» WHAT IS REQUIRED
Reproduce the listing below from the line with "Rebuild this chart" to the line with "fig = plt.figure(figsize=(W", both lines included, character for character, minus any pictures.

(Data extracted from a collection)
★ ★ ★ ★ ★
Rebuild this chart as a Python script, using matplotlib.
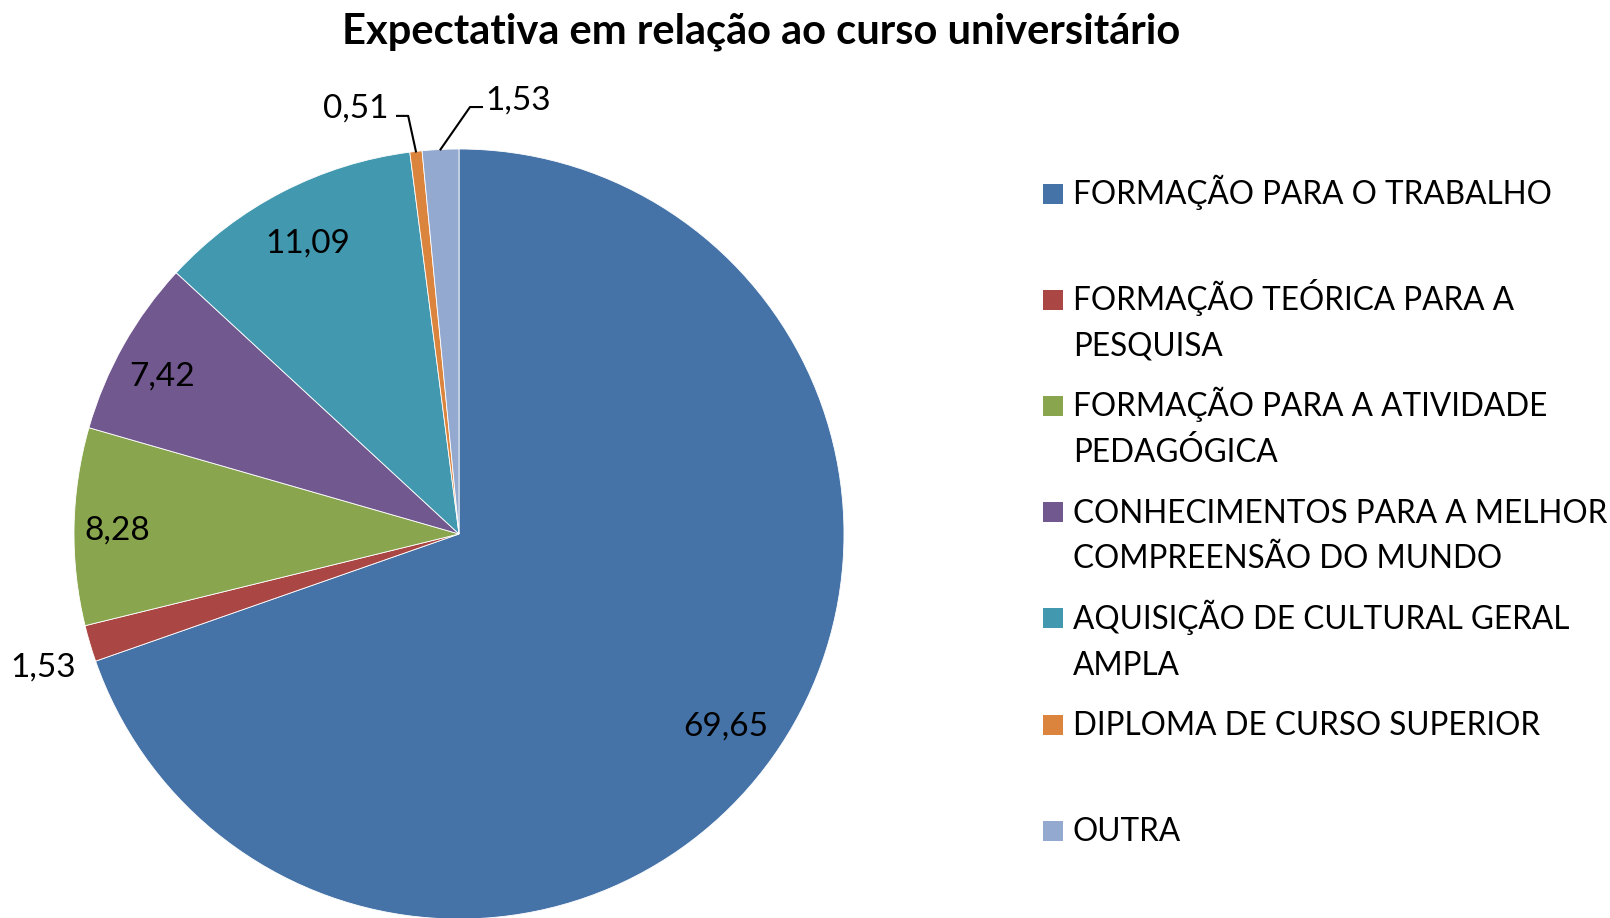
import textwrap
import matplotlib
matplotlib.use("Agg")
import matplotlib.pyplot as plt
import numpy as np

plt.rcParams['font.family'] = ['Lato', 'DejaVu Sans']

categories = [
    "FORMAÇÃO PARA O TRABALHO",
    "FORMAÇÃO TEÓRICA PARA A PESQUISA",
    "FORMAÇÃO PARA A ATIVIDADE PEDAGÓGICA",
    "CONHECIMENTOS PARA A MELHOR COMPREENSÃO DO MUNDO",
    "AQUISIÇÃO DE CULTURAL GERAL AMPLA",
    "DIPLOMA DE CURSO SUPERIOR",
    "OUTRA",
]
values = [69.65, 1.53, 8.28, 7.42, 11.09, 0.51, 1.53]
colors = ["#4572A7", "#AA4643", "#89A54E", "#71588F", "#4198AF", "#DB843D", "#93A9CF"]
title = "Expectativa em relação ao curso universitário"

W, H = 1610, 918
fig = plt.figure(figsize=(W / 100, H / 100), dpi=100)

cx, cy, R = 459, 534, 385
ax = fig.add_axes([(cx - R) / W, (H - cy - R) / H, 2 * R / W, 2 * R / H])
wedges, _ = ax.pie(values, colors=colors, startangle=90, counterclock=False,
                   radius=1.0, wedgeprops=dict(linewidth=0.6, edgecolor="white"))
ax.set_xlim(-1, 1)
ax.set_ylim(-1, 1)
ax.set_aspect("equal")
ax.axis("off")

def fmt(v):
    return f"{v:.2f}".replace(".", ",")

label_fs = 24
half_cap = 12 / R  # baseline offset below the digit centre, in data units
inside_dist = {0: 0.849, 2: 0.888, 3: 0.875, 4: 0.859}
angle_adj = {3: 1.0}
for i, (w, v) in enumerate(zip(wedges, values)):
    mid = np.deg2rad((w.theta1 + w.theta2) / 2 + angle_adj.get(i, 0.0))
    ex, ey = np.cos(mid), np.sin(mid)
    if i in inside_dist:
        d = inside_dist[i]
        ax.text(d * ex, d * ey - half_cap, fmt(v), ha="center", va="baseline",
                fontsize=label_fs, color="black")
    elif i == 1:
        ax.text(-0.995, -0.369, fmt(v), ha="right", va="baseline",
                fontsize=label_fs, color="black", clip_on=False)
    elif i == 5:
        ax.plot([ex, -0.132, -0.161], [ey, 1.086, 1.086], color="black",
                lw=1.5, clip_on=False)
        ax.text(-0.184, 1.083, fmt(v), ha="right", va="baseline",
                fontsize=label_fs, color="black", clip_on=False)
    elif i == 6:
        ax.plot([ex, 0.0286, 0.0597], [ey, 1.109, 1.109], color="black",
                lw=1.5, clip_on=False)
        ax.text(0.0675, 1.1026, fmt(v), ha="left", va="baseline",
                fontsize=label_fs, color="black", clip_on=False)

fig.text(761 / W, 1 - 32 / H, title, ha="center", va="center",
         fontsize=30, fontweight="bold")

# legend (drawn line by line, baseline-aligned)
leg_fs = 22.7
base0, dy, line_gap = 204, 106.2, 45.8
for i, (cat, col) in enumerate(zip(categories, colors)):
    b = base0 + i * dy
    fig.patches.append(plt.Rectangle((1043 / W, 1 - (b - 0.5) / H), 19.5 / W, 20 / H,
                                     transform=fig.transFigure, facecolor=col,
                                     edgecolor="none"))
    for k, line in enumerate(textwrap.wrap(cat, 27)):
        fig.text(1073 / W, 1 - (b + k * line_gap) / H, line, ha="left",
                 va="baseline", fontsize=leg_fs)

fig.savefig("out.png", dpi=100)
★ ★ ★ ★ ★
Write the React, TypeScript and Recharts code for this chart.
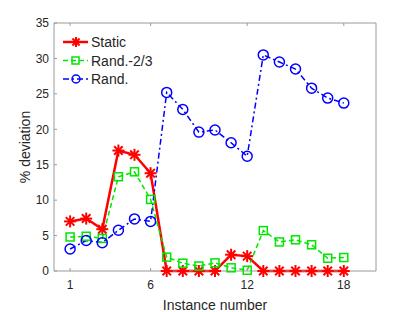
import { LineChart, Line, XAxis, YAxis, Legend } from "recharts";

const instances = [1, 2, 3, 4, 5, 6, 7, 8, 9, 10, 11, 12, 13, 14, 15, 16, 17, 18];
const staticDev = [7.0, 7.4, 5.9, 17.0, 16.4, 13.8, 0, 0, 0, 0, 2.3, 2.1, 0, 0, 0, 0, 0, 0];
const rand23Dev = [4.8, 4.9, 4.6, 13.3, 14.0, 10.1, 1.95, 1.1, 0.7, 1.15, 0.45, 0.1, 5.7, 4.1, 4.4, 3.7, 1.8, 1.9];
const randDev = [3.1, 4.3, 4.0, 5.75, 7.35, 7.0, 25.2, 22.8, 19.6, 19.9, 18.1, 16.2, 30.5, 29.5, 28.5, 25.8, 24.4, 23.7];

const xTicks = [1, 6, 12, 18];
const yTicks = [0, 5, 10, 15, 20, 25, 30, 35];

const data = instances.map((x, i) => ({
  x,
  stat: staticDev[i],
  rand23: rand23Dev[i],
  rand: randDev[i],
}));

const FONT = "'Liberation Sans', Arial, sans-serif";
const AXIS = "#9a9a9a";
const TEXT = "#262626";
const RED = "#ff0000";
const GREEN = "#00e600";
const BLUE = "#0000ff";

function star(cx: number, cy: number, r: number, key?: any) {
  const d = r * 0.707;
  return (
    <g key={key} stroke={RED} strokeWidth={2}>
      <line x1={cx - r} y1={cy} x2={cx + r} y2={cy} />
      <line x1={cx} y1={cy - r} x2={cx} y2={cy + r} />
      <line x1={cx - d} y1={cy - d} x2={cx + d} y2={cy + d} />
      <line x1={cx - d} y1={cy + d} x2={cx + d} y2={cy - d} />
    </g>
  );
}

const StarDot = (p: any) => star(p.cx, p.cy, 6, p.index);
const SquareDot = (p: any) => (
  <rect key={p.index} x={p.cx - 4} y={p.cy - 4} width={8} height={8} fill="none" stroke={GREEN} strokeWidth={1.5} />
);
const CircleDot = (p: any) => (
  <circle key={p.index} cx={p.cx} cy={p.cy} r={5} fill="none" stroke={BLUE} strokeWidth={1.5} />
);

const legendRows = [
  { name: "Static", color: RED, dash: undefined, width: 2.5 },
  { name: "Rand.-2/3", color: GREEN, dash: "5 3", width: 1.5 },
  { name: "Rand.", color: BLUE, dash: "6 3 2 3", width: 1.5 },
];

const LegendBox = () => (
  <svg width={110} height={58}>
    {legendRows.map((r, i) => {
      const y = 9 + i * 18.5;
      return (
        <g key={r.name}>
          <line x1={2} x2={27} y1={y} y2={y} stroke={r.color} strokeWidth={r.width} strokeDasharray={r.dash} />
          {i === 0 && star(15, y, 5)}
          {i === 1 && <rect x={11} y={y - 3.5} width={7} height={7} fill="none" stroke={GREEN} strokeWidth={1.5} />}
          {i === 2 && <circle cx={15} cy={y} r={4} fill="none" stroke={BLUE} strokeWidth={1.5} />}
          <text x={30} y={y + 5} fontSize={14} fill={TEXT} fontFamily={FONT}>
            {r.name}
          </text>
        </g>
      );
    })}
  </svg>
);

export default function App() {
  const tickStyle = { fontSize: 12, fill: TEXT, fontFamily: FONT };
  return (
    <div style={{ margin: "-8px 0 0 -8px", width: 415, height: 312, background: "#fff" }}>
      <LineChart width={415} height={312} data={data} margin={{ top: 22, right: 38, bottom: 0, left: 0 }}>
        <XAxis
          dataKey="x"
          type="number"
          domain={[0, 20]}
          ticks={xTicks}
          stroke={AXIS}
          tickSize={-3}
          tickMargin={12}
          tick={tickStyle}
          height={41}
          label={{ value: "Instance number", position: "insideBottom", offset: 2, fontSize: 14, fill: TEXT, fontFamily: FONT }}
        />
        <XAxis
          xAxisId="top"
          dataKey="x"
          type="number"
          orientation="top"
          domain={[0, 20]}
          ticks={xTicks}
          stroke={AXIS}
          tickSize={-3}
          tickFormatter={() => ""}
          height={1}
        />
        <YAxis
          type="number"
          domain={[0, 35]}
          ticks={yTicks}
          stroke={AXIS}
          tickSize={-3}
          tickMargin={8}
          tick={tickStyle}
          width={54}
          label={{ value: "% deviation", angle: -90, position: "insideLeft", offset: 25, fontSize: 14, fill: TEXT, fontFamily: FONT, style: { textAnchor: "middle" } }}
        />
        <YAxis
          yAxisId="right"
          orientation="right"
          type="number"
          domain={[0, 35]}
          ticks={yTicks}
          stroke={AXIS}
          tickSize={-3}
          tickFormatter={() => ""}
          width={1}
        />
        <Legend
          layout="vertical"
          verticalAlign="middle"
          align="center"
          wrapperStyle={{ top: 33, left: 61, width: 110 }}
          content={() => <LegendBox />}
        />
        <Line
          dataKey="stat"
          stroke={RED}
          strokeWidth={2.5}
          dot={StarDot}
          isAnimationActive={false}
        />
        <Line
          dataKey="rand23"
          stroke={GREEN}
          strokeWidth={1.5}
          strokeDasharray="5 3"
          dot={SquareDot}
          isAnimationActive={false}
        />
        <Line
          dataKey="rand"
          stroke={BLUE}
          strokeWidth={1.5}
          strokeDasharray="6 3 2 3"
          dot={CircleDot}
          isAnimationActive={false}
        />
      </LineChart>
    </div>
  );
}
★ ★ ★ ★ ★
» OUTPUT FOR THIS TASK
Rebuild this chart as a Python script, using matplotlib.
import textwrap
import matplotlib
matplotlib.use("Agg")
import matplotlib.pyplot as plt
import numpy as np

plt.rcParams['font.family'] = ['Lato', 'DejaVu Sans']

categories = [
    "FORMAÇÃO PARA O TRABALHO",
    "FORMAÇÃO TEÓRICA PARA A PESQUISA",
    "FORMAÇÃO PARA A ATIVIDADE PEDAGÓGICA",
    "CONHECIMENTOS PARA A MELHOR COMPREENSÃO DO MUNDO",
    "AQUISIÇÃO DE CULTURAL GERAL AMPLA",
    "DIPLOMA DE CURSO SUPERIOR",
    "OUTRA",
]
values = [69.65, 1.53, 8.28, 7.42, 11.09, 0.51, 1.53]
colors = ["#4572A7", "#AA4643", "#89A54E", "#71588F", "#4198AF", "#DB843D", "#93A9CF"]
title = "Expectativa em relação ao curso universitário"

W, H = 1610, 918
fig = plt.figure(figsize=(W / 100, H / 100), dpi=100)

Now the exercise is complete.